After receiving her master’s degree in 1956, she spent a year interviewing celebrities and checking facts for syndicated gossip columnist Earl Wilson.

Over the next two decades, Meade freelanced for publications including McCall’s, Cosmopolitan and The Village Voice; and joined the New York Radical Feminists, a group that occupied the offices of Ladies' Home Journal for 11 hours in 1970 and secured a promise, which was fulfilled, to put out a special “women’s liberation” supplement in a forthcoming issue. She was also a longtime editor at Aviation Week magazine.

Her first book, “Bitching,” was based on her conversations with women about the female experience and how they felt about men, was published in 1973. She followed that in 1976 with a biography of Victoria Woodhull, a leader of the women’s suffrage movement.

Meade’s “Eleanor of Aquitaine” (1977) was praised by critic Robert Kirsch of The Los Angeles Times for her “almost uncanny empathy for her subject,” which he said made it appear as if “she can view the world through Eleanor’s eyes.”

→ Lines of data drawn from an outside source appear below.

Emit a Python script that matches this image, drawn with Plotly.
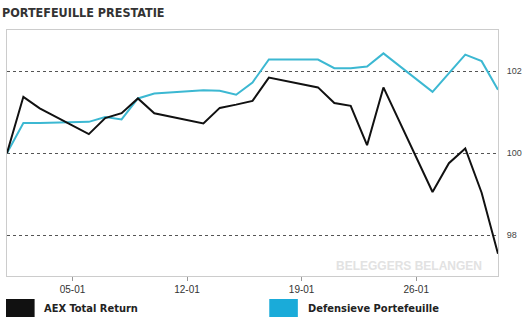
import plotly.graph_objects as go

dates = ["2014-01-01", "2014-01-02", "2014-01-03", "2014-01-06", "2014-01-07", "2014-01-08",
         "2014-01-09", "2014-01-10", "2014-01-13", "2014-01-14", "2014-01-15", "2014-01-16",
         "2014-01-17", "2014-01-20", "2014-01-21", "2014-01-22", "2014-01-23", "2014-01-24",
         "2014-01-27", "2014-01-28", "2014-01-29", "2014-01-30", "2014-01-31"]
aex = [100.0, 101.37, 101.09, 100.46, 100.85, 100.97, 101.33, 100.97, 100.72, 101.10,
       101.18, 101.27, 101.84, 101.60, 101.22, 101.15, 100.19, 101.60, 99.05, 99.75,
       100.11, 99.03, 97.54]
defensief = [100.0, 100.73, 100.73, 100.76, 100.88, 100.82, 101.33, 101.45, 101.53, 101.52,
             101.42, 101.72, 102.28, 102.28, 102.07, 102.07, 102.11, 102.43, 101.49, 101.95,
             102.40, 102.24, 101.54]
tick_dates = ["2014-01-05", "2014-01-12", "2014-01-19", "2014-01-26"]
tick_labels = ["05-01", "12-01", "19-01", "26-01"]
y_ticks = [98, 100, 102]
series_names = ["AEX Total Return", "Defensieve Portefeuille"]

BLACK = "#111111"
CYAN_LINE = "#3cb8d2"
CYAN_BOX = "#1aabd9"
COND = "Liberation Sans Narrow, DejaVu Sans Condensed, Arial Narrow, sans-serif"

fig = go.Figure()
fig.add_trace(go.Scatter(x=dates, y=defensief, mode="lines", name=series_names[1],
                         line=dict(color=CYAN_LINE, width=2)))
fig.add_trace(go.Scatter(x=dates, y=aex, mode="lines", name=series_names[0],
                         line=dict(color=BLACK, width=2)))

fig.update_layout(
    width=528, height=320,
    margin=dict(l=6, r=24, t=30, b=44),
    paper_bgcolor="white", plot_bgcolor="white",
    showlegend=False,
    xaxis=dict(type="date", range=["2014-01-01", "2014-01-31"],
               tickvals=tick_dates, ticktext=tick_labels,
               ticks="outside", ticklen=4, tickcolor="#999999",
               tickfont=dict(family="Arial, Liberation Sans, sans-serif", size=10, color="#333333"),
               showgrid=False, showline=True, linecolor="#cccccc", linewidth=1, mirror=True,
               zeroline=False),
    yaxis=dict(range=[97, 103], side="right", tickvals=y_ticks,
               ticks="", tickfont=dict(family="Arial, Liberation Sans, sans-serif", size=9, color="#444444"),
               showgrid=True, gridcolor="#555555", gridwidth=1, griddash="dot",
               showline=True, linecolor="#cccccc", linewidth=1, mirror=True,
               zeroline=False, ticklabelstandoff=6),
)

# Title
fig.add_annotation(text="<b>PORTEFEUILLE PRESTATIE</b>", xref="paper", yref="paper",
                   x=-7 / 498, y=1 + 27 / 246, xanchor="left", yanchor="top", showarrow=False,
                   font=dict(family=COND, size=12.5, color="#333333"))

# Watermark
fig.add_annotation(text="<b>BELEGGERS BELANGEN</b>", xref="paper", yref="paper",
                   x=0.972, y=0.005, xanchor="right", yanchor="bottom", showarrow=False,
                   font=dict(family="Arial, Liberation Sans, sans-serif", size=12, color="#e2e2e2"))

# Legend (custom)
legend_items = [(series_names[0], BLACK, 5), (series_names[1], CYAN_BOX, 272)]
for name, col, px in legend_items:
    x0 = (px - 6) / 498
    x1 = (px + 29 - 6) / 498
    fig.add_shape(type="rect", xref="paper", yref="paper", x0=x0, x1=x1,
                  y0=-(317 - 276) / 246, y1=-(299 - 276) / 246,
                  fillcolor=col, line=dict(width=0))
    fig.add_annotation(text="<b>" + name + "</b>", xref="paper", yref="paper",
                       x=(px + 37 - 6) / 498, y=-(308 - 276) / 246, xanchor="left", yanchor="middle",
                       showarrow=False, font=dict(family=COND, size=11, color="#222222"))

fig.write_html("out.html")
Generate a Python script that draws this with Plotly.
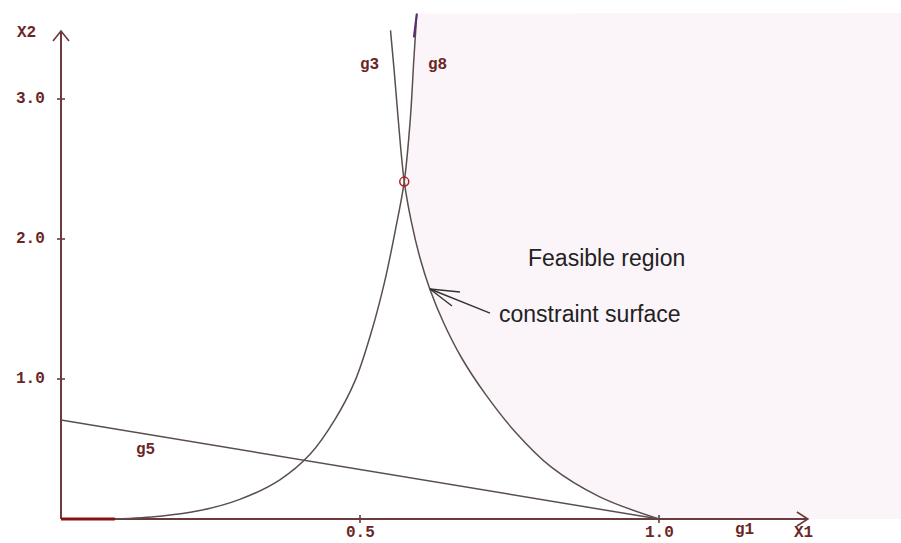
import plotly.graph_objects as go

# ---- data (x1, x2) ----
# curve rising from lower-left, ends at top right (g8 side)
curveA_x1 = [0.090, 0.166, 0.232, 0.299, 0.366, 0.416, 0.458, 0.492, 0.520, 0.542, 0.559, 0.574, 0.584, 0.590, 0.595]
curveA_x2 = [0.00, 0.02, 0.06, 0.14, 0.28, 0.46, 0.71, 0.99, 1.35, 1.71, 2.06, 2.41, 2.85, 3.28, 3.61]
# curve falling from top-left to (1,0) (constraint surface)
curveB_x1 = [0.551, 0.557, 0.564, 0.574, 0.586, 0.600, 0.617, 0.640, 0.670, 0.710, 0.760, 0.820, 0.900, 1.000]
curveB_x2 = [3.49, 3.21, 2.85, 2.41, 2.12, 1.87, 1.64, 1.40, 1.15, 0.89, 0.62, 0.37, 0.16, 0.00]
# g5 straight line
g5_x1 = [0.0, 1.0]
g5_x2 = [0.707, 0.0]
# optimum point
opt_x1 = [0.574]
opt_x2 = [2.41]
# thick red segment on x1 axis
g1seg_x1 = [0.0, 0.090]
g1seg_x2 = [0.0, 0.0]

x_ticks = [0.5, 1.0]
x_tick_labels = ["0.5", "1.0"]
y_ticks = [1.0, 2.0, 3.0]
y_tick_labels = ["1.0", "2.0", "3.0"]

x_axis_end = 1.249
y_axis_end = 3.486
region_top = 3.614

# pixel scale of the reference drawing
PX_X = 598.0   # pixels per unit x1
PX_Y = 140.0   # pixels per unit x2
ORIG_X = 61.0  # window pixel of x1 = 0
ORIG_Y = 519.0 # window pixel of x2 = 0
W, H = 901, 543
x_range = [(0 - ORIG_X) / PX_X, (W - ORIG_X) / PX_X]
y_range = [(ORIG_Y - H) / PX_Y, (ORIG_Y - 0) / PX_Y]

AXIS = "#6b3a3a"
CURVE = "#5a4e4f"
LBL = "#6a2626"
PINK = "#fbf5f9"

fig = go.Figure()

# feasible region (right of the constraint boundary, above x1 axis)
iA = curveA_x2.index(2.41)
iB = curveB_x2.index(2.41)
reg_x = curveA_x1[iA:][::-1] + curveB_x1[iB:] + [x_range[1], x_range[1]]
reg_x2 = curveA_x2[iA:][::-1] + curveB_x2[iB:] + [0.0, region_top]
fig.add_trace(go.Scatter(x=reg_x, y=reg_x2, fill="toself", fillcolor=PINK,
                         line=dict(width=0), mode="lines", hoverinfo="skip"))

dx_px = 1 / PX_X
dy_px = 1 / PX_Y
# axes
fig.add_trace(go.Scatter(x=[0, x_axis_end], y=[0, 0], mode="lines",
                         line=dict(color=AXIS, width=2)))
fig.add_trace(go.Scatter(x=[0, 0], y=[0, y_axis_end], mode="lines",
                         line=dict(color=AXIS, width=2)))
# axis arrowheads (open)
fig.add_trace(go.Scatter(x=[x_axis_end - 11 * dx_px, x_axis_end, x_axis_end - 11 * dx_px],
                         y=[7 * dy_px, 0, -7 * dy_px], mode="lines",
                         line=dict(color=AXIS, width=1.6)))
fig.add_trace(go.Scatter(x=[-8 * dx_px, 0, 8 * dx_px],
                         y=[y_axis_end - 10 * dy_px, y_axis_end, y_axis_end - 10 * dy_px], mode="lines",
                         line=dict(color=AXIS, width=1.6)))
# tick marks
for t in x_ticks:
    fig.add_trace(go.Scatter(x=[t, t], y=[-4 * dy_px, 4 * dy_px], mode="lines",
                             line=dict(color=AXIS, width=1.6)))
for t in y_ticks:
    fig.add_trace(go.Scatter(x=[-4 * dx_px, 4 * dx_px], y=[t, t], mode="lines",
                             line=dict(color=AXIS, width=1.6)))

# constraint curves
fig.add_trace(go.Scatter(x=curveA_x1, y=curveA_x2, mode="lines", line_shape="spline",
                         line=dict(color=CURVE, width=1.5)))
fig.add_trace(go.Scatter(x=curveA_x1[-2:], y=[3.44, curveA_x2[-1]], mode="lines",
                         line=dict(color="#5a2a78", width=2)))
fig.add_trace(go.Scatter(x=curveB_x1, y=curveB_x2, mode="lines", line_shape="spline",
                         line=dict(color=CURVE, width=1.5)))
fig.add_trace(go.Scatter(x=g5_x1, y=g5_x2, mode="lines",
                         line=dict(color=CURVE, width=1.5)))
fig.add_trace(go.Scatter(x=g1seg_x1, y=g1seg_x2, mode="lines",
                         line=dict(color="#8b1010", width=3)))
fig.add_trace(go.Scatter(x=opt_x1, y=opt_x2, mode="markers",
                         marker=dict(symbol="circle-open", size=9, color="#b02020", line=dict(width=1.5))))

# arrow for "constraint surface"
tip = (0.617, 1.643)
tail = (0.7174, 1.471)
fig.add_trace(go.Scatter(x=[tail[0], tip[0]], y=[tail[1], tip[1]], mode="lines",
                         line=dict(color="#333333", width=1.4)))
fig.add_trace(go.Scatter(x=[tip[0] + 30 * dx_px, tip[0], tip[0] + 22 * dx_px],
                         y=[tip[1] - 3 * dy_px, tip[1], tip[1] - 17 * dy_px], mode="lines",
                         line=dict(color="#333333", width=1.4)))

def px2x(px):
    return (px - ORIG_X) / PX_X

def py2y(py):
    return (ORIG_Y - py) / PX_Y

mono = dict(family="Liberation Mono", size=16, color=LBL, weight="bold")
ann = []
for t, s in zip(x_ticks, x_tick_labels):
    ann.append(dict(x=t, y=py2y(533), text=s, showarrow=False, font=mono))
for t, s in zip(y_ticks, y_tick_labels):
    ann.append(dict(x=px2x(30), y=t, text=s, showarrow=False, font=mono))
small = dict(family="Liberation Mono", size=16, color=LBL, weight="bold")
for (px, py, s) in [(26, 33, "X2"), (803, 533, "X1"), (744, 530, "g1"),
                    (369, 65, "g3"), (437, 65, "g8"), (145, 450, "g5")]:
    ann.append(dict(x=px2x(px), y=py2y(py), text=s, showarrow=False, font=small))
sans = dict(family="Liberation Sans", size=23, color="#222222")
ann.append(dict(x=px2x(606), y=py2y(258), text="Feasible region", showarrow=False, font=sans))
ann.append(dict(x=px2x(590), y=py2y(314), text="constraint surface", showarrow=False, font=sans))

fig.update_layout(
    width=W, height=H, margin=dict(l=0, r=0, t=0, b=0),
    paper_bgcolor="white", plot_bgcolor="white", showlegend=False,
    xaxis=dict(range=x_range, visible=False, fixedrange=True),
    yaxis=dict(range=y_range, visible=False, fixedrange=True),
    annotations=ann,
)
fig.write_html("out.html", config={"displayModeBar": False},
               post_script="document.body.style.margin='0px';document.body.style.overflow='hidden';")
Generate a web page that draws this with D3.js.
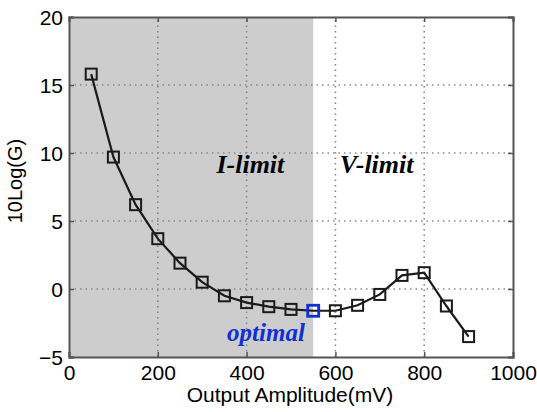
<!DOCTYPE html>
<html>
<head>
<meta charset="utf-8">
<script src="https://cdn.jsdelivr.net/npm/d3@7"></script>
<style>
  body { margin: 0; background: #fff; }
  .tick text { font-family: "Liberation Sans", Arial, sans-serif; font-size: 21px; fill: #000; }
</style>
</head>
<body>
<div id="chart"></div>
<script>
"use strict";

// data
const amplitude = [50, 100, 150, 200, 250, 300, 350, 400, 450, 500, 550, 600, 650, 700, 750, 800, 850, 900];
const gain = [15.8, 9.7, 6.2, 3.7, 1.9, 0.5, -0.5, -1.0, -1.3, -1.5, -1.6, -1.6, -1.2, -0.4, 1.0, 1.2, -1.25, -3.5];
const xTicks = [0, 200, 400, 600, 800, 1000];
const yTicks = [-5, 0, 5, 10, 15, 20];
const optimalX = 550;
const regionLabels = [
  { text: "I-limit", x: 332, y: 8.5 },
  { text: "V-limit", x: 610, y: 8.5 }
];

const width = 537,
  height = 412;
const margin = { top: 17, right: 24, bottom: 55, left: 69 };

const svg = d3
  .select("#chart")
  .append("svg")
  .attr("width", width)
  .attr("height", height);

const x = d3.scaleLinear().domain([0, 1000]).range([margin.left, width - margin.right]);
const y = d3.scaleLinear().domain([-5, 20]).range([height - margin.bottom, margin.top]);

// shaded current-limited region
svg
  .append("rect")
  .attr("x", x(0))
  .attr("y", y(20))
  .attr("width", x(optimalX) - x(0))
  .attr("height", y(-5) - y(20))
  .attr("fill", "#cdcdcd");

// dotted grid
const grid = svg.append("g").attr("stroke", "#888").attr("stroke-width", 1.6).attr("stroke-dasharray", "1.5,4");
grid
  .selectAll("line.v")
  .data(xTicks.slice(1, -1))
  .join("line")
  .attr("x1", (d) => x(d))
  .attr("x2", (d) => x(d))
  .attr("y1", y(-5))
  .attr("y2", y(20));
grid
  .selectAll("line.h")
  .data(yTicks.slice(1, -1))
  .join("line")
  .attr("x1", x(0))
  .attr("x2", x(1000))
  .attr("y1", (d) => y(d))
  .attr("y2", (d) => y(d));

// axes with inward ticks
const xAxis = svg
  .append("g")
  .attr("transform", `translate(0,${y(-5)})`)
  .call(d3.axisBottom(x).tickValues(xTicks).tickSize(-5).tickPadding(8).tickFormat(d3.format("d")));
const yAxis = svg
  .append("g")
  .attr("transform", `translate(${x(0)},0)`)
  .call(d3.axisLeft(y).tickValues(yTicks).tickSize(-5).tickPadding(6));
const xTop = svg
  .append("g")
  .attr("transform", `translate(0,${y(20)})`)
  .call(d3.axisTop(x).tickValues(xTicks).tickSize(-5).tickFormat(""));
const yRight = svg
  .append("g")
  .attr("transform", `translate(${x(1000)},0)`)
  .call(d3.axisRight(y).tickValues(yTicks).tickSize(-5).tickFormat(""));

[xAxis, yAxis, xTop, yRight].forEach((a) => {
  a.select(".domain").attr("stroke", "#555").attr("stroke-width", 2);
  a.selectAll(".tick line").attr("stroke", "#555").attr("stroke-width", 1.5);
});
yAxis.selectAll(".tick text").attr("dy", "0.36em");

// data line
svg
  .append("path")
  .datum(amplitude.map((a, i) => [a, gain[i]]))
  .attr("fill", "none")
  .attr("stroke", "#1a1a1a")
  .attr("stroke-width", 2.2)
  .attr("d", d3.line().x((d) => x(d[0])).y((d) => y(d[1])));

// square markers
const s = 11;
svg
  .selectAll("rect.mark")
  .data(amplitude.map((a, i) => [a, gain[i]]))
  .join("rect")
  .attr("class", "mark")
  .attr("x", (d) => x(d[0]) - s / 2)
  .attr("y", (d) => y(d[1]) - s / 2)
  .attr("width", s)
  .attr("height", s)
  .attr("fill", "none")
  .attr("stroke", (d) => (d[0] === optimalX ? "#1030d0" : "#1a1a1a"))
  .attr("stroke-width", (d) => (d[0] === optimalX ? 2.8 : 2));

// region labels
svg
  .selectAll("text.region")
  .data(regionLabels)
  .join("text")
  .attr("class", "region")
  .attr("x", (d) => x(d.x))
  .attr("y", (d) => y(d.y))
  .style("font-family", "'Liberation Serif', 'Times New Roman', serif")
  .style("font-weight", "bold")
  .style("font-style", "italic")
  .style("font-size", "26px")
  .text((d) => d.text);

svg
  .append("text")
  .attr("x", 266)
  .attr("y", 341)
  .attr("text-anchor", "middle")
  .attr("fill", "#1030d0")
  .style("font-family", "'Liberation Serif', 'Times New Roman', serif")
  .style("font-weight", "bold")
  .style("font-style", "italic")
  .style("font-size", "25px")
  .text("optimal");

// axis titles
svg
  .append("text")
  .attr("x", 290)
  .attr("y", 402)
  .attr("text-anchor", "middle")
  .style("font-family", "'Liberation Sans', Arial, sans-serif")
  .style("font-size", "21px")
  .text("Output Amplitude(mV)");

svg
  .append("text")
  .attr("transform", "translate(22,181) rotate(-90)")
  .attr("text-anchor", "middle")
  .style("font-family", "'Liberation Sans', Arial, sans-serif")
  .style("font-size", "20px")
  .text("10Log(G)");
</script>
</body>
</html>
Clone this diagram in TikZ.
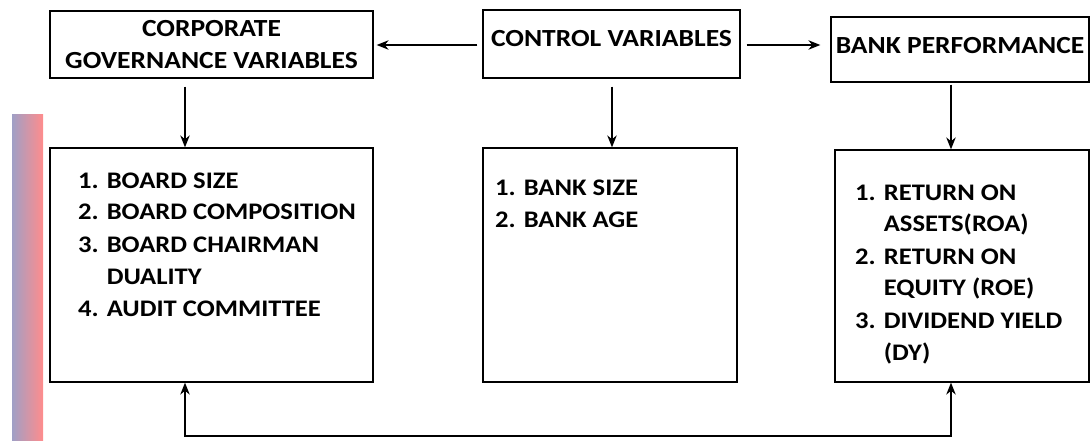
\documentclass[tikz,border=0pt]{standalone}
\usepackage{fontspec}
\setmainfont{Carlito}[FakeStretch=1.12]
\usetikzlibrary{arrows.meta,positioning,calc}

\begin{document}
\begin{tikzpicture}[
    x=1pt, y=-1pt,
    every node/.style={font=\bfseries\fontsize{24.6}{31.3}\selectfont},
    head/.style={rectangle, draw, line width=1.3pt, align=center, inner sep=0pt},
    listbox/.style={rectangle, draw, line width=1.3pt, inner sep=0pt},
    items/.style={anchor=base west, inner sep=0pt, font=\bfseries\fontsize{23.75}{32}\selectfont},
    arrow/.style={-{Stealth[length=12pt,width=9.5pt]}, line width=1.2pt}
]
\useasboundingbox (0,0) rectangle (1092,441);

% stray strip on the left
\shade[left color=blue!25!gray!60, right color=red!45] (12,115) rectangle (43,441);

% Top row
\node[head, minimum width=323pt, minimum height=67pt] (cg) at (211.5,44.5) {CORPORATE\\GOVERNANCE VARIABLES};
\node[head, minimum width=257pt, minimum height=68pt, text height=17pt, text depth=11.6pt] (ctrl) at (611.5,44) {CONTROL VARIABLES};
\node[head, minimum width=258pt, minimum height=65pt, text height=17pt, text depth=9.4pt] (perf) at (960,49.5) {BANK PERFORMANCE};

% Bottom row
\node[listbox, minimum width=323pt, minimum height=234pt] (gov) at (211.5,265) {};
\node[listbox, minimum width=254pt, minimum height=234pt] (ctl) at (610,265) {};
\node[listbox, minimum width=254pt, minimum height=232pt] (ret) at (962,266) {};

\node[items] (govlist) at (78,188) {\begin{tabular}[t]{@{}l@{ }l@{}}
1. & BOARD SIZE\\ 2. & BOARD COMPOSITION\\ 3. & BOARD CHAIRMAN\\ & DUALITY\\ 4. & AUDIT COMMITTEE\end{tabular}};
\node[items] (ctllist) at (495,195) {\begin{tabular}[t]{@{}l@{ }l@{}}
1. & BANK SIZE\\ 2. & BANK AGE\end{tabular}};
\node[items] (retlist) at (855,200) {\begin{tabular}[t]{@{}l@{ }l@{}}
1. & RETURN ON\\ & ASSETS(ROA)\\ 2. & RETURN ON\\ & EQUITY (ROE)\\ 3. & DIVIDEND YIELD\\ & (DY)\end{tabular}};

% Columns and base line
\coordinate (colA) at (185,0);
\coordinate (colB) at (612,0);
\coordinate (colC) at (951,0);
\coordinate (rowT) at (0,45);
\coordinate (base) at (0,436);

% Arrows
\draw[arrow, shorten <=5pt, shorten >=3pt] (ctrl.west |- rowT) -- (cg.east |- rowT);
\draw[arrow, shorten <=6pt, shorten >=10pt] (ctrl.east |- rowT) -- (perf.west |- rowT);
\draw[arrow, shorten <=8pt] (cg.south -| colA) -- (gov.north -| colA);
\draw[arrow, shorten <=8pt] (ctrl.south -| colB) -- (ctl.north -| colB);
\draw[arrow, shorten <=2pt] (perf.south -| colC) -- (ret.north -| colC);
\draw[arrow, {Stealth[length=12pt,width=9.5pt]}-{Stealth[length=12pt,width=9.5pt]}] (gov.south -| colA) -- (colA |- base) -- (colC |- base) -- (ret.south -| colC);

\end{tikzpicture}
\end{document}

She spent seven years researching and writing the Parker book. She followed it with biographies of silent-film comedian Buster Keaton in 1995 and Woody Allen in 2000. She returned to Dorothy Parker in 2004 with “Bobbed Hair and Bathtub Gin: Writers Running Wild in the Twenties,” a joint portrait of four writers: Parker, Millay, Zelda Fitzgerald and Edna Ferber.

In addition to Sprague, she is survived by another granddaughter, Katharine Sprague; her daughter, Alison Linkhorn; and one great-granddaughter. Her marriages to Charles Meade, Forbes Linkhorn and writer Milton Viorst, who died last month, ended in divorce.

Meade returned a few times to her best-known subject. She edited and wrote the introduction to a new edition of “The Portable Dorothy Parker” (2006). In 2014, she expanded on a 2006 Bookforum article about Parker in a Kindle book, “The Last Days of Dorothy Parker.”

In that book, she touched on the saga of how the urn with Parker’s ashes ended up being stowed in Manhattan in a file cabinet belonging to veteran New York City politician Paul O’Dwyer, who was the lawyer for writer Lillian Hellman, the literary executor of the Parker estate. (The urn, after a circuitous journey, was finally buried in 2020 at Woodlawn Cemetery in the Bronx.)

In 1987, Meade called O’Dwyer to say she was going to visit the cemetery in Westchester where she thought the urn had been buried. With her biography of Parker complete and Hellman dead, Meade wanted to pay her respects.

“Oh, she’s not there,” O’Dwyer told her.

“Of course she is,” Meade said.

“No, no,” O’Dwyer said, “I’m looking right at her.”